Recall that $M$ is a complex manifold if $M$ is a topological manifold and there is an atlas $\{ \varphi_i : U_i \to \mathbb C^n\}$ such that the transition functions $\varphi_j \circ \varphi_i^{-1}$ are holomorphic.
Why is that every complex manifold is almost complex? That is, how to construct the $(1,1)$ tensor $J$ so that $J^{2}=-id$?
On
The purpose of this answer is to point out that the almost complex structure constructed in the other answer is well-defined, independent of the complex coordinates chosen.
If $(u_1, \cdots, u_n, v_1, \cdots, v_n)$ is another local complex coordinates of $M$ which intersects with the $(x_1, \cdots, x_n, y_1, \cdots, y_n)$ coordinates.
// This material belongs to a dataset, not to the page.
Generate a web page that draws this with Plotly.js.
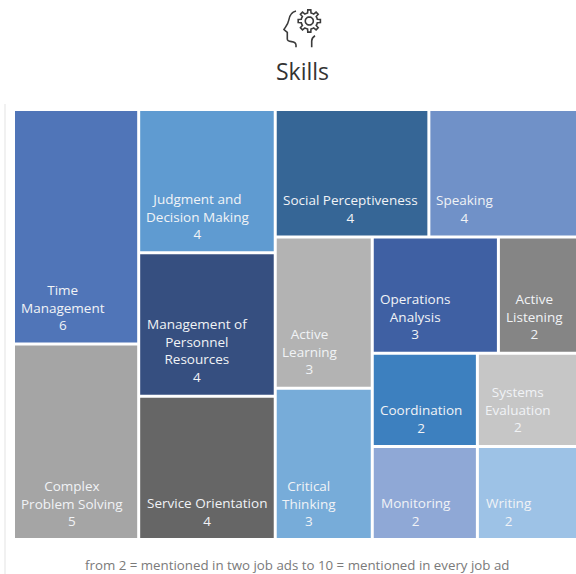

Assume that $\tilde J$ is constructed so that
$$ \tilde J \left( \frac{\partial}{\partial u_i}\right) = \frac{\partial}{\partial v_i}, \ \ \ \tilde J \left( \frac{\partial}{\partial v_i}\right) =- \frac{\partial}{\partial u_i}$$
then by the first Cauchy Riemann equation $\frac{\partial u_j}{\partial x_i} = \frac{\partial v_j}{\partial y_i}$,
\begin{align} \tilde J \left( \frac{\partial}{\partial x_i}\right) &= \tilde J \left( \sum_j \frac{\partial u_j}{\partial x_i} \frac{\partial}{\partial u_j}\right) \\ &=\sum_j \frac{\partial u_j}{\partial x_i} \tilde J \left( \frac{\partial}{\partial u_j}\right) \\ &=\sum_j \frac{\partial v_j}{\partial y_i} \frac{\partial}{\partial v_j} \\ &= \frac{\partial}{\partial y_i}. \end{align}
and similarly $\tilde J \left( \frac{\partial }{\partial y_i}\right) =- \frac{\partial }{\partial x_i}$. Thus $\tilde J=J$ and so $J$ is well-defined.
If $M$ is a complex manifold, let $(z_1,...,z_n)$ be a local complex coordinates at the point $p$ of $M$. If $z_i=x_i+\sqrt{-1}y_i$ for $i=1,2,...,n$, then as a smooth manifold, $M$ has local coordinates $(x_1,...,x_n,y_1,...,y_n)$ and the tangent space at $p$ is spanned by $\displaystyle\frac{\partial}{\partial x_i}$ and $\displaystyle\frac{\partial}{\partial y_i}$ for $i=1,2,...,n.$ Define $J:T_pM\to T_pM$ by $$J(\frac{\partial}{\partial x_i})=\frac{\partial}{\partial y_i}\mbox{ and } J(\frac{\partial}{\partial y_i})=-\frac{\partial}{\partial x_i}\mbox{ for all }i=1,2,...,n.$$ Then $J^2=-id$ which shows that $J$ is an almost complex structure.